LONDON: A British foreign office minister said on Monday some Muslims in the UK wanted to “challenge the values” of the country.
Anne-Marie Trevelyan’s was speaking after right-wing politician Nigel Farage, the honorary president of Reform UK, told Sky News on Sunday there was a growing proportion of British Muslims who “loathed” the UK’s values, citing a study that claimed 46 percent supported Hamas.
Trevelyan told LBC Radio on Monday that she believed a small minority of British Muslims matched the description.
“The vast proportion of British Muslims are wonderful, peace-loving, community-minded people, certainly in the northeast where I’m based, we have fantastic communities and they are a really important part of our social fabric,” she said.

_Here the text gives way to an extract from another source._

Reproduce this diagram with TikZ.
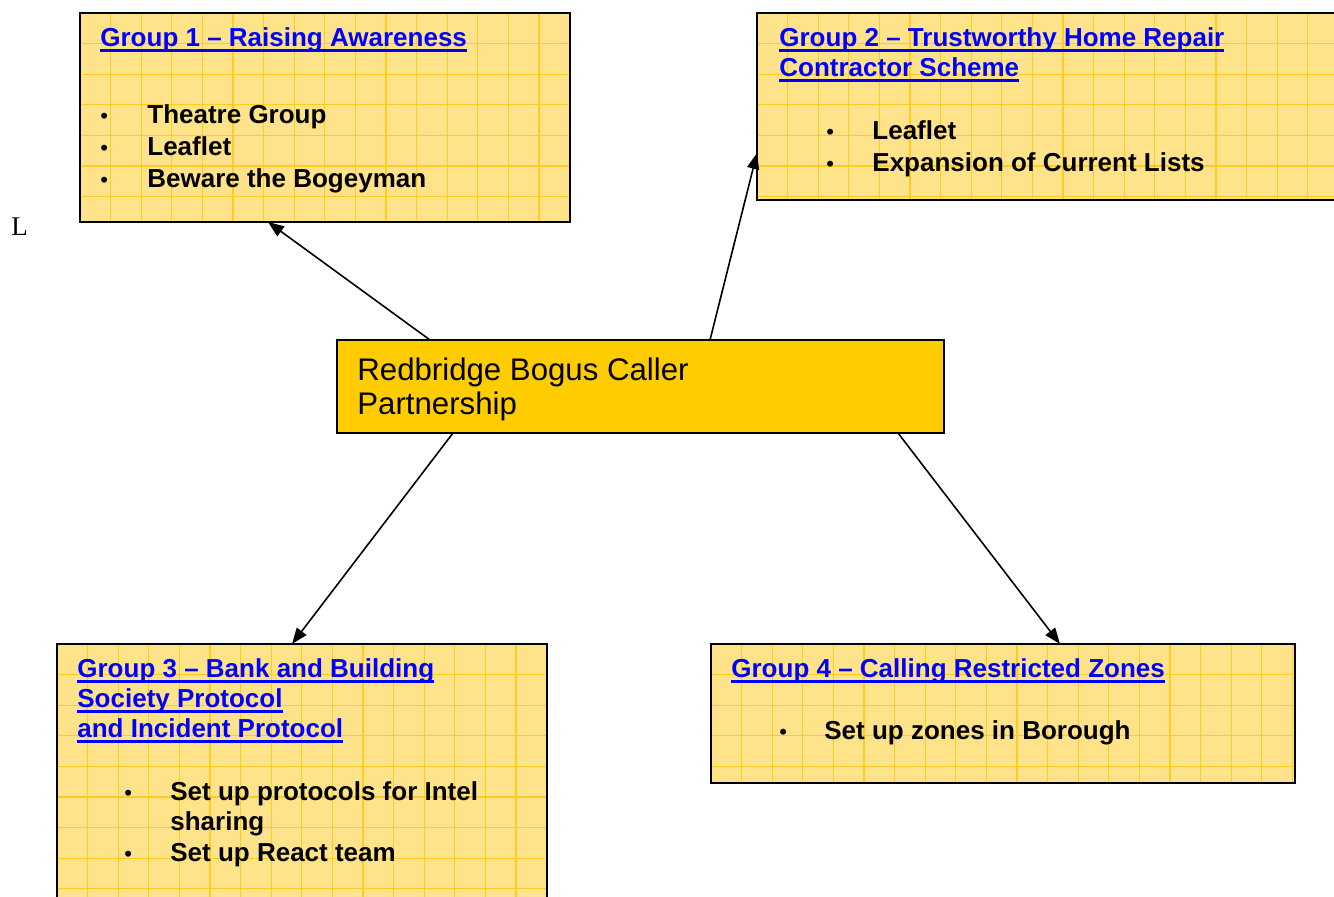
\documentclass[tikz,border=0pt]{standalone}
\usepackage{fontspec}
\setmainfont{Liberation Sans}
\newfontfamily\serifL{Liberation Serif}
\usetikzlibrary{arrows.meta,calc}

\definecolor{boxyellow}{HTML}{FFE38A}
\definecolor{gridgold}{HTML}{FFCC22}
\definecolor{centregold}{HTML}{FFCC00}
\definecolor{linkblue}{HTML}{0000FF}

\newcommand{\bul}{{\mdseries\fontsize{11}{11}\selectfont\textbullet}}
\newcommand{\linkline}[1]{\setbox0\hbox{#1}\rlap{\rule[-2.3pt]{\wd0}{1.1pt}}\box0}

\tikzset{
  groupbox/.style={draw=black, line width=1pt, fill=boxyellow, anchor=north west,
    inner sep=0pt, outer sep=0pt,
    path picture={
      \foreach \k in {1,...,20}{
        \draw[gridgold, line width=0.6pt] ([xshift=\k*15.3pt]path picture bounding box.north west) -- ([xshift=\k*15.3pt]path picture bounding box.south west);
        \draw[gridgold, line width=0.6pt] ([yshift=-\k*15.3pt]path picture bounding box.north west) -- ([yshift=-\k*15.3pt]path picture bounding box.north east);
      }}},
  centrebox/.style={draw=black, line width=1pt, fill=centregold, anchor=north west,
    inner sep=0pt, outer sep=0pt},
  grouptitle/.style={anchor=base west, inner sep=0pt, align=left, text=linkblue,
    font=\fontsize{13}{15}\selectfont\bfseries},
  grouplist/.style={anchor=base west, inner sep=0pt,
    font=\fontsize{13}{16}\selectfont\bfseries},
  conn/.style={-{Triangle[length=8pt,width=6pt]}, line width=0.8pt}
}

\begin{document}
\begin{tikzpicture}[x=0.5pt,y=-0.5pt]
	\useasboundingbox (0,0) rectangle (1334,897);

	% The four group boxes and the partnership box
	\node[groupbox, minimum width=245pt, minimum height=104.5pt] (grp1) at (80,13) {};
	\node[groupbox, minimum width=294pt, minimum height=93.5pt] (grp2) at (757,13) {};
	\node[groupbox, minimum width=245pt, minimum height=133pt] (grp3) at (57,644) {};
	\node[groupbox, minimum width=292pt, minimum height=69.5pt] (grp4) at (711,644) {};
	\node[centrebox, minimum width=303.5pt, minimum height=46.5pt] (partner) at (337,340) {};

	% Text of the partnership box (base = last line)
	\node[anchor=base west, inner sep=0pt, align=left, font=\fontsize{15.6}{17}\selectfont] (partnertext) at (357,415)
		{Redbridge Bogus Caller\\Partnership};

	% Group 1
	\node[grouptitle] (grp1title) at (100,47) {\linkline{Group 1 -- Raising Awareness}};
	\node[grouplist] (grp1list) at (100,124) {\begin{tabular}[t]{@{}p{23.5pt}@{}l@{}}
		\bul & Theatre Group\\
		\bul & Leaflet\\
		\bul & Beware the Bogeyman
	\end{tabular}};

	% Group 2
	\node[grouptitle] (grp2title) at (779,77) {\linkline{Group 2 -- Trustworthy Home Repair}\\\linkline{Contractor Scheme}};
	\node[grouplist] (grp2list) at (826,140) {\begin{tabular}[t]{@{}p{23pt}@{}l@{}}
		\bul & Leaflet\\
		\bul & Expansion of Current Lists
	\end{tabular}};

	% Group 3
	\node[grouptitle] (grp3title) at (77,738) {\linkline{Group 3 -- Bank and Building}\\\linkline{Society Protocol}\\\linkline{and Incident Protocol}};
	\node[grouplist, font=\fontsize{13}{15.3}\selectfont\bfseries] (grp3list) at (124,800) {\begin{tabular}[t]{@{}p{23pt}@{}l@{}}
		\bul & Set up protocols for Intel\\
		     & sharing\\
		\bul & Set up React team
	\end{tabular}};

	% Group 4
	\node[grouptitle] (grp4title) at (731,678) {\linkline{Group 4 -- Calling Restricted Zones}};
	\node[grouplist] (grp4list) at (779,740) {\begin{tabular}[t]{@{}p{22.5pt}@{}l@{}}
		\bul & Set up zones in Borough
	\end{tabular}};

	% Stray letter at the left margin
	\node[anchor=base west, inner sep=0pt, font=\serifL\fontsize{13.5}{15}\selectfont] (stray) at (11,236) {L};

	% Arrows from the partnership to each group
	\draw[conn] ($(partner.north west)+(93,0)$) -- ($(grp1.south west)+(188,0)$);
	\draw[conn] ($(partner.north west)+(373,0)$) -- ($(grp2.north west)+(0,140)$);
	\draw[conn] ($(partner.south west)+(116,0)$) -- ($(grp3.north west)+(235,0)$);
	\draw[conn] ($(partner.south west)+(561,0)$) -- ($(grp4.north west)+(349,0)$);
\end{tikzpicture}
\end{document}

“There are a very small proportion for whom they want to challenge those values that we hold dear in the UK, which are British values, and there we need to continue to work in community to bring those people to this.
“The UK has incredible values of freedom of speech, freedom of choice … these are incredibly important values, but they have to be nurtured and looked after, and where there are those who would threaten them we need to make sure that we deal with that,” she said.
Bridget Phillipson of the Labour Party, the shadow education secretary, slammed Farage’s comments as “incendiary rhetoric,” and told the same LBC show: “What we need in this election is a sense of how we bring our country together, how we focus on a more positive and hopeful mission for what our country can be — not this kind of division.”